▸ **Records shown**
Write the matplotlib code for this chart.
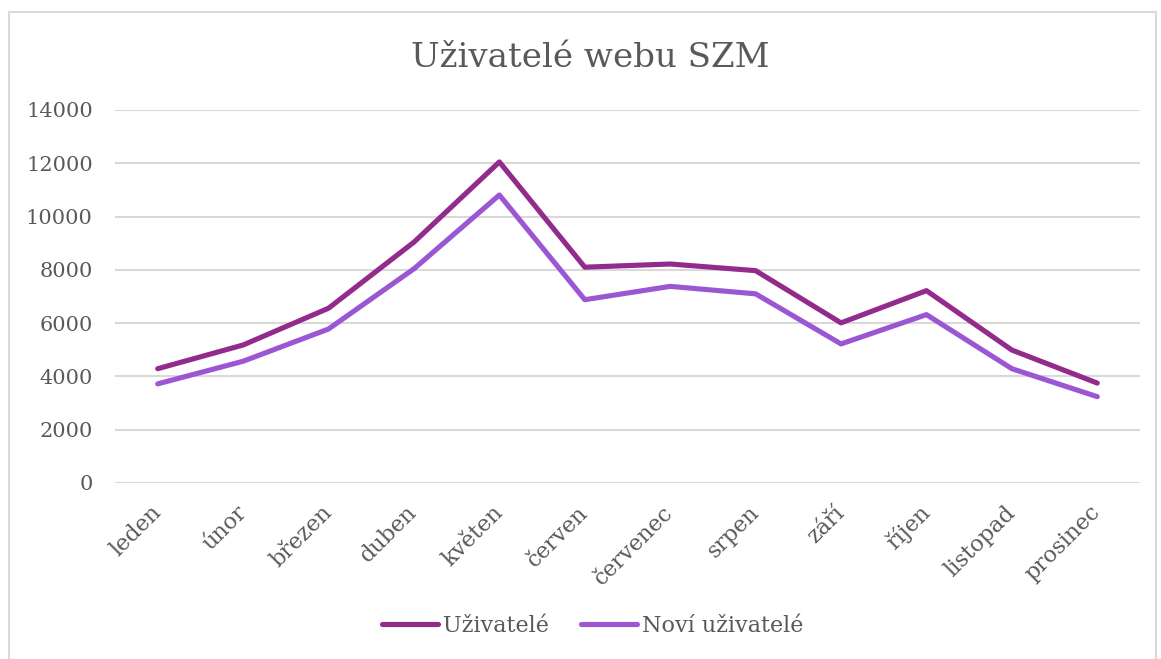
import matplotlib
matplotlib.use("Agg")
import matplotlib.pyplot as plt
from matplotlib.patches import Rectangle

months = ["leden", "únor", "březen", "duben", "květen", "červen",
          "červenec", "srpen", "září", "říjen", "listopad", "prosinec"]
uzivatele = [4290, 5180, 6560, 9040, 12050, 8100, 8220, 7970, 6010, 7220, 4990, 3750]
novi = [3720, 4570, 5780, 8040, 10810, 6880, 7380, 7100, 5220, 6320, 4290, 3240]
yticks = [0, 2000, 4000, 6000, 8000, 10000, 12000, 14000]

FONT = "DejaVu Serif"
TXT = "#595959"

W, H = 1161, 659
fig = plt.figure(figsize=(W / 100, H / 100), dpi=100)
fig.patch.set_facecolor("white")

# outer chart border
fig.patches.append(Rectangle((8.5 / W, -0.01), (1156 - 8.5) / W, 1 - 12 / H + 0.01,
                             transform=fig.transFigure, fill=False,
                             edgecolor="#D9D9D9", linewidth=1.5))

ax = fig.add_axes([115 / W, 1 - 483 / H, (1140 - 115) / W, (483 - 110) / H])
x = list(range(len(months)))
ax.plot(x, uzivatele, color="#922B8C", linewidth=3.7, solid_capstyle="round",
        solid_joinstyle="round", label="Uživatelé", zorder=3)
ax.plot(x, novi, color="#9B57D3", linewidth=3.7, solid_capstyle="round",
        solid_joinstyle="round", label="Noví uživatelé", zorder=3)

ax.set_xlim(-0.5, len(months) - 0.5)
ax.set_ylim(0, 14000)
ax.set_yticks(yticks)
ax.set_yticklabels([str(v) for v in yticks], fontfamily=FONT, fontsize=15, color=TXT)
ax.set_xticks(x)
ax.set_xticklabels(months, fontfamily=FONT, fontsize=16, color=TXT, rotation=45,
                   ha="right", va="center", rotation_mode="anchor")
ax.tick_params(axis="both", length=0)
ax.tick_params(axis="y", pad=16)
ax.tick_params(axis="x", pad=19)
ax.grid(axis="y", color="#D9D9D9", linewidth=1.5)
ax.set_axisbelow(True)
for s in ax.spines.values():
    s.set_visible(False)

fig.text(590 / W, 1 - 58 / H, "Uživatelé webu SZM", ha="center", va="center",
         fontfamily=FONT, fontsize=24.5, color=TXT)

leg = fig.legend(loc="center", bbox_to_anchor=(593 / W, 1 - 626 / H), ncol=2,
                 frameon=False, prop={"family": FONT, "size": 16},
                 handlelength=2.5, handletextpad=0.25, columnspacing=1.45)
for t in leg.get_texts():
    t.set_color(TXT)

fig.savefig("out.png", dpi=100)
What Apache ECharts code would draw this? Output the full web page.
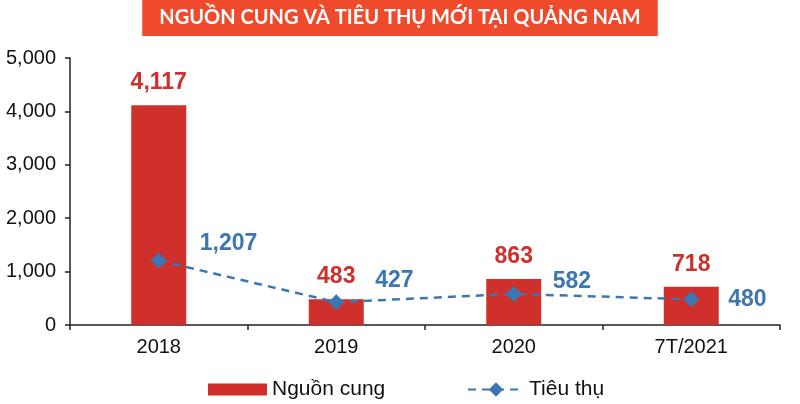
<!DOCTYPE html>
<html>
<head>
<meta charset="utf-8">
<script src="https://cdn.jsdelivr.net/npm/echarts@6/dist/echarts.min.js"></script>
<style>
  html, body { margin: 0; padding: 0; background: #fff; }
  #chart { width: 800px; height: 404px; }
</style>
</head>
<body>
<div id="chart"></div>
<script>
var categories = ['2018', '2019', '2020', '7T/2021'];
var supply = [4117, 483, 863, 718];
var consumption = [1207, 427, 582, 480];

// nudges for the blue labels so they sit like the original
var lineLabelOffsets = [[2, -17], [0, -22], [0, -12], [-2, 0]];

var RED = '#D0302B';
var BLUE = '#3D77B3';

function fmt(v) {
    return Number(v).toLocaleString('en-US');
}

var chart = echarts.init(document.getElementById('chart'));

var lineData = [];
for (let i = 0; i < consumption.length; i++) {
    lineData.push({
        value: consumption[i],
        label: { offset: lineLabelOffsets[i] }
    });
}

var legendText = {
    color: '#111',
    fontFamily: 'Liberation Sans',
    fontSize: 21
};

var option = {
    animation: false,
    title: {
        text: 'NGUỒN CUNG VÀ TIÊU THỤ MỚI TẠI QUẢNG NAM',
        left: 'center',
        top: 0,
        backgroundColor: '#EF4A2B',
        padding: [8, 17, 8, 17],
        textStyle: {
            color: '#fff',
            fontFamily: 'Lato',
            fontWeight: 'bold',
            fontSize: 20
        }
    },
    grid: {
        left: 70,
        right: 20,
        top: 58,
        bottom: 79
    },
    legend: [
        {
            left: 203,
            top: 374,
            icon: 'rect',
            itemWidth: 59,
            itemHeight: 12,
            itemGap: 8,
            textStyle: legendText,
            data: ['Nguồn cung']
        },
        {
            left: 462,
            top: 374,
            itemWidth: 56,
            itemHeight: 18,
            textStyle: legendText,
            data: ['Tiêu thụ']
        }
    ],
    xAxis: {
        type: 'category',
        data: categories,
        axisLine: { lineStyle: { color: '#222', width: 1.5 } },
        axisTick: { show: true, length: 5, lineStyle: { color: '#222', width: 1.5 } },
        axisLabel: {
            color: '#111',
            fontFamily: 'Liberation Sans',
            fontSize: 20,
            margin: 12
        }
    },
    yAxis: {
        type: 'value',
        min: 0,
        max: 5000,
        interval: 1000,
        splitLine: { show: false },
        axisLine: { show: true, lineStyle: { color: '#222', width: 1.5 } },
        axisTick: { show: true, length: 5, lineStyle: { color: '#222', width: 1.5 } },
        axisLabel: {
            color: '#111',
            fontFamily: 'Liberation Sans',
            fontSize: 20,
            margin: 14,
            formatter: fmt
        }
    },
    series: [
        {
            name: 'Nguồn cung',
            type: 'bar',
            data: supply,
            barWidth: 55,
            itemStyle: { color: RED },
            label: {
                show: true,
                position: 'top',
                distance: 11,
                color: RED,
                fontFamily: 'Liberation Sans',
                fontWeight: 'bold',
                fontSize: 23,
                formatter: function (p) { return fmt(p.value); }
            }
        },
        {
            name: 'Tiêu thụ',
            type: 'line',
            data: lineData,
            symbol: 'diamond',
            symbolSize: 16,
            itemStyle: { color: BLUE },
            lineStyle: { color: BLUE, width: 2.5, type: [8, 6] },
            label: {
                show: true,
                position: 'right',
                distance: 31,
                color: BLUE,
                fontFamily: 'Liberation Sans',
                fontWeight: 'bold',
                fontSize: 23,
                formatter: function (p) { return fmt(p.value); }
            }
        }
    ]
};

chart.setOption(option);
</script>
</body>
</html>
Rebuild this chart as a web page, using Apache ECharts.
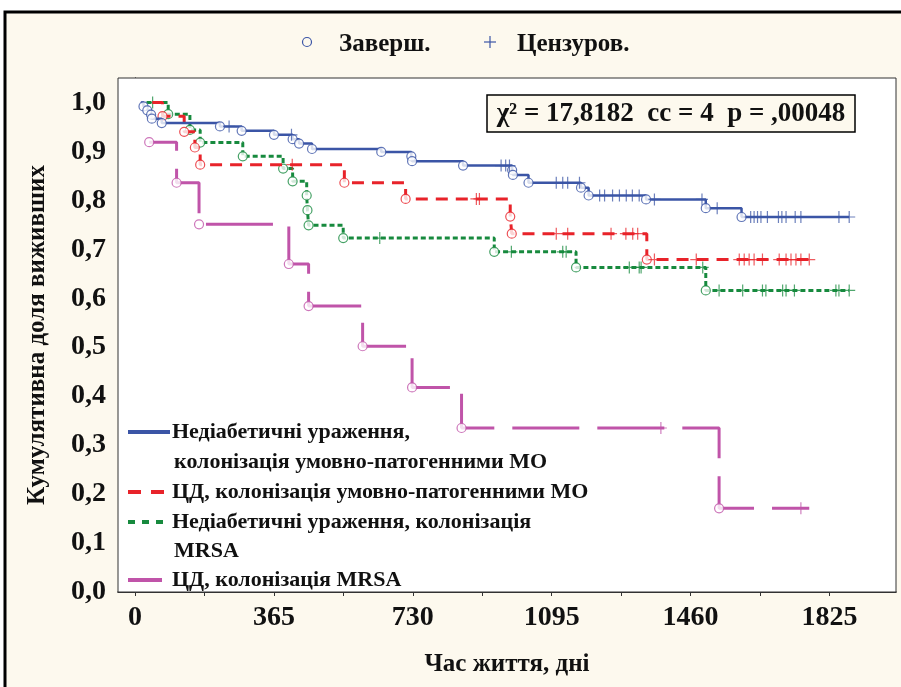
<!DOCTYPE html>
<html><head><meta charset="utf-8">
<script src="https://cdn.jsdelivr.net/npm/echarts@6/dist/echarts.min.js"></script>
<style>html,body{margin:0;padding:0;background:#fff}#c{width:901px;height:687px}</style>
</head><body><div id="c"></div>
<script>
// ---- tick labels ----
const xTicks = [0, 365, 730, 1095, 1460, 1825];
const xMinorTicks = [0, 182.5, 365, 547.5, 730, 912.5, 1095, 1277.5, 1460, 1642.5, 1825];
const yTicks = [0, 0.1, 0.2, 0.3, 0.4, 0.5, 0.6, 0.7, 0.8, 0.9, 1.0];

// ---- series names ----
const nameBlue1 = 'Недіабетичні ураження,';
const nameBlue2 = 'колонізація умовно-патогенними МО';
const nameRed = 'ЦД, колонізація умовно-патогенними МО';
const nameGreen1 = 'Недіабетичні ураження, колонізація';
const nameGreen2 = 'MRSA';
const nameMag = 'ЦД, колонізація MRSA';

// ---- Blue: non-diabetic, opportunistic ----
const blueStart = [15, 1.0];
const blueT = [22, 32, 42, 44, 70, 223, 280, 365, 414, 431, 465, 647, 726, 728, 862, 991, 993, 1034, 1172, 1192, 1343, 1500, 1594];
const blueS = [0.992, 0.984, 0.975, 0.967, 0.958, 0.951, 0.942, 0.934, 0.925, 0.916, 0.905, 0.899, 0.890, 0.880, 0.871, 0.862, 0.852, 0.836, 0.826, 0.810, 0.802, 0.784, 0.766];
const blueC = [247, 411, 962, 974, 984, 1107, 1124, 1137, 1168, 1221, 1234, 1255, 1273, 1291, 1307, 1325, 1365, 1490, 1530, 1618, 1627, 1636, 1645, 1662, 1691, 1700, 1711, 1735, 1750, 1850, 1877];
const blueEnd = 1877;

// ---- Red: diabetic, opportunistic ----
const redStart = [45, 1.0];
const redT = [72, 129, 157, 171, 550, 711, 986, 990, 1345];
const redS = [0.972, 0.940, 0.908, 0.873, 0.836, 0.803, 0.767, 0.732, 0.679];
const redC = [413, 897, 905, 1107, 1137, 1251, 1290, 1308, 1321, 1365, 1475, 1588, 1601, 1614, 1627, 1649, 1693, 1711, 1724, 1737, 1750, 1772];
const redEnd = 1772;

// ---- Green: non-diabetic, MRSA ----
const greenStart = [30, 1.0];
const greenT = [87, 144, 171, 283, 389, 414, 451, 453, 456, 547, 944, 1159, 1500];
const greenS = [0.976, 0.944, 0.918, 0.890, 0.865, 0.839, 0.810, 0.780, 0.749, 0.723, 0.695, 0.663, 0.616];
const greenC = [46, 643, 989, 1124, 1133, 1299, 1325, 1330, 1492, 1535, 1597, 1649, 1658, 1702, 1711, 1733, 1842, 1850, 1877];
const greenEnd = 1877;

// ---- Magenta: diabetic, MRSA ----
const magStart = [37, 0.919];
const magT = [37, 109, 168, 404, 456, 598, 728, 858, 1535];
const magS = [0.919, 0.836, 0.751, 0.670, 0.584, 0.502, 0.418, 0.335, 0.171];
const magC = [1382, 1750];
const magEnd = 1772;

// ---- colours ----
const cBlue = '#3b55a6', cRed = '#e8232a', cGreen = '#178a3e', cMag = '#c054a9';

function kmLine(start, T, S, end) {
  const pts = [start.slice()];
  for (let i = 0; i < T.length; i++) pts.push([T[i], S[i]]);
  pts.push([end, S[S.length - 1]]);
  return pts;
}
function levelAt(start, T, S, t) {
  let v = start[1];
  for (let i = 0; i < T.length; i++) if (T[i] <= t) v = S[i];
  return v;
}
const plusPath = 'path://M6 0L6 12M0 6L12 6';

function groupSeries(name, color, dash, dashOffset, width, start, T, S, C, end, z) {
  return [
    { name: name, type: 'line', step: 'end', data: kmLine(start, T, S, end), showSymbol: false, silent: true, z: z,
      lineStyle: { color: color, width: width, type: dash, dashOffset: dashOffset, cap: 'butt' }, animation: false },
    { type: 'scatter', data: T.map((t, i) => [t, S[i]]), symbol: 'circle', symbolSize: 9, z: z + 1, silent: true,
      itemStyle: { color: '#fff', borderColor: color, borderWidth: 1.2 }, animation: false },
    { type: 'scatter', data: C.map(t => [t, levelAt(start, T, S, t)]), symbol: plusPath, symbolSize: 12, z: z + 1, silent: true,
      itemStyle: { color: 'none', borderColor: color, borderWidth: 1.2, opacity: 0.75 }, animation: false }
  ];
}

const serif = '"Liberation Serif", "Times New Roman", serif';
const chart = echarts.init(document.getElementById('c'));

const legendRows = [
  { y: 432, color: cBlue, dash: null, x2: 170, text: nameBlue1 },
  { y: 462, color: null, text: nameBlue2 },
  { y: 492, color: cRed, dash: [13, 10], x2: 166, text: nameRed },
  { y: 522, color: cGreen, dash: [7, 7], x2: 165, text: nameGreen1 },
  { y: 551, color: null, text: nameGreen2 },
  { y: 580, color: cMag, dash: null, x2: 162, text: nameMag }
];
const legendGraphics = [];
legendRows.forEach(r => {
  if (r.color) legendGraphics.push({ type: 'line', silent: true, z: 50,
    shape: { x1: 128, y1: r.y, x2: r.x2, y2: r.y },
    style: { stroke: r.color, lineWidth: 4, lineDash: r.dash || null } });
  legendGraphics.push({ type: 'text', silent: true, z: 50, x: r.color ? 172 : 174, y: r.y,
    style: { text: r.text, font: 'bold 22px ' + serif, fill: '#111', verticalAlign: 'middle', align: 'left' } });
});

chart.setOption({
  backgroundColor: '#fff',
  animation: false,
  grid: { left: 118, top: 78, right: 5, bottom: 95, show: true, backgroundColor: '#fff', borderColor: '#333', borderWidth: 1, z: 1 },
  xAxis: [
    { type: 'value', min: -45, max: 2000, position: 'bottom',
      name: 'Час життя, дні', nameLocation: 'middle', nameGap: 60,
      nameTextStyle: { fontFamily: serif, fontWeight: 'bold', fontSize: 25, color: '#111' },
      axisLine: { show: true, lineStyle: { color: '#333', width: 1 } },
      axisTick: { show: false, customValues: xTicks },
      axisLabel: { customValues: xTicks, formatter: v => String(v), fontFamily: serif, fontWeight: 'bold', fontSize: 28, color: '#111', margin: 12 },
      splitLine: { show: true, lineStyle: { color: '#c8c8c8', type: [4, 3], width: 1 } } },
    { type: 'value', min: -45, max: 2000, position: 'top',
      axisLine: { show: true, lineStyle: { color: '#333', width: 1.5 } },
      axisTick: { show: true, inside: true, length: 4, customValues: xMinorTicks, lineStyle: { color: '#333' } },
      axisLabel: { show: false }, splitLine: { show: false } }
  ],
  yAxis: [
    { type: 'value', min: 0, max: 1.05, position: 'left',
      name: 'Кумулятивна доля виживших', nameLocation: 'middle', nameGap: 68, nameRotate: 90,
      nameTextStyle: { fontFamily: serif, fontWeight: 'bold', fontSize: 25, color: '#111' },
      axisLine: { show: true, lineStyle: { color: '#333', width: 1 } },
      axisTick: { show: true, length: 4, customValues: yTicks, lineStyle: { color: '#333' } },
      axisLabel: { customValues: yTicks, formatter: v => v.toFixed(1).replace('.', ','), fontFamily: serif, fontWeight: 'bold', fontSize: 28, color: '#111', margin: 12 },
      splitLine: { show: true, lineStyle: { color: '#c8c8c8', type: [4, 3], width: 1 } } },
    { type: 'value', min: 0, max: 1.05, position: 'right',
      axisLine: { show: true, lineStyle: { color: '#333', width: 1 } },
      axisTick: { show: true, length: 3, customValues: yTicks, lineStyle: { color: '#333' } },
      axisLabel: { show: false }, splitLine: { show: false } }
  ],
  series: [].concat(
    groupSeries(nameMag, cMag, [67, 18], 31, 3, magStart, magT, magS, magC, magEnd, 10),
    groupSeries(nameGreen1 + ' ' + nameGreen2, cGreen, [5, 3], 0, 3, greenStart, greenT, greenS, greenC, greenEnd, 12),
    groupSeries(nameRed, cRed, [12, 8], 0, 3, redStart, redT, redS, redC, redEnd, 14),
    groupSeries(nameBlue1 + ' ' + nameBlue2, cBlue, 'solid', 0, 2.5, blueStart, blueT, blueS, blueC, blueEnd, 16)
  ),
  graphic: [
    { type: 'rect', silent: true, z: -100, zlevel: 0,
      shape: { x: 5, y: 12, width: 920, height: 700 },
      style: { fill: '#fdf9ee', stroke: '#000', lineWidth: 3 } },
    // top legend
    { type: 'circle', silent: true, z: 50, shape: { cx: 307, cy: 42, r: 4.5 },
      style: { fill: 'none', stroke: cBlue, lineWidth: 1.2 } },
    { type: 'text', silent: true, z: 50, x: 339, y: 45,
      style: { text: 'Заверш.', font: 'bold 25px ' + serif, fill: '#111', verticalAlign: 'middle', align: 'left' } },
    { type: 'line', silent: true, z: 50, shape: { x1: 484, y1: 42, x2: 496, y2: 42 }, style: { stroke: cBlue, lineWidth: 1.2 } },
    { type: 'line', silent: true, z: 50, shape: { x1: 490, y1: 36, x2: 490, y2: 48 }, style: { stroke: cBlue, lineWidth: 1.2 } },
    { type: 'text', silent: true, z: 50, x: 517, y: 45,
      style: { text: 'Цензуров.', font: 'bold 25px ' + serif, fill: '#111', verticalAlign: 'middle', align: 'left' } },
    // chi-square box
    { type: 'rect', silent: true, z: 40, shape: { x: 487, y: 95, width: 368, height: 37 },
      style: { fill: '#fdf9ee', stroke: '#000', lineWidth: 1.5 } },
    { type: 'text', silent: true, z: 41, x: 671, y: 114,
      style: { text: 'χ² = 17,8182  cc = 4  p = ,00048', font: 'bold 27px ' + serif, fill: '#111', verticalAlign: 'middle', align: 'center' } }
  ].concat(legendGraphics)
});
</script></body></html>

▸ **Exercise**
Skip all pictures. Retype exactly the span whose first line is the one with "Rebuild this chart" and whose last line is the one with "const nameMag = 'ЦД, колонізація MRSA';".

▸ **Correct response**
Rebuild this chart as a web page, using Apache ECharts.
<!DOCTYPE html>
<html><head><meta charset="utf-8">
<script src="https://cdn.jsdelivr.net/npm/echarts@6/dist/echarts.min.js"></script>
<style>html,body{margin:0;padding:0;background:#fff}#c{width:901px;height:687px}</style>
</head><body><div id="c"></div>
<script>
// ---- tick labels ----
const xTicks = [0, 365, 730, 1095, 1460, 1825];
const xMinorTicks = [0, 182.5, 365, 547.5, 730, 912.5, 1095, 1277.5, 1460, 1642.5, 1825];
const yTicks = [0, 0.1, 0.2, 0.3, 0.4, 0.5, 0.6, 0.7, 0.8, 0.9, 1.0];

// ---- series names ----
const nameBlue1 = 'Недіабетичні ураження,';
const nameBlue2 = 'колонізація умовно-патогенними МО';
const nameRed = 'ЦД, колонізація умовно-патогенними МО';
const nameGreen1 = 'Недіабетичні ураження, колонізація';
const nameGreen2 = 'MRSA';
const nameMag = 'ЦД, колонізація MRSA';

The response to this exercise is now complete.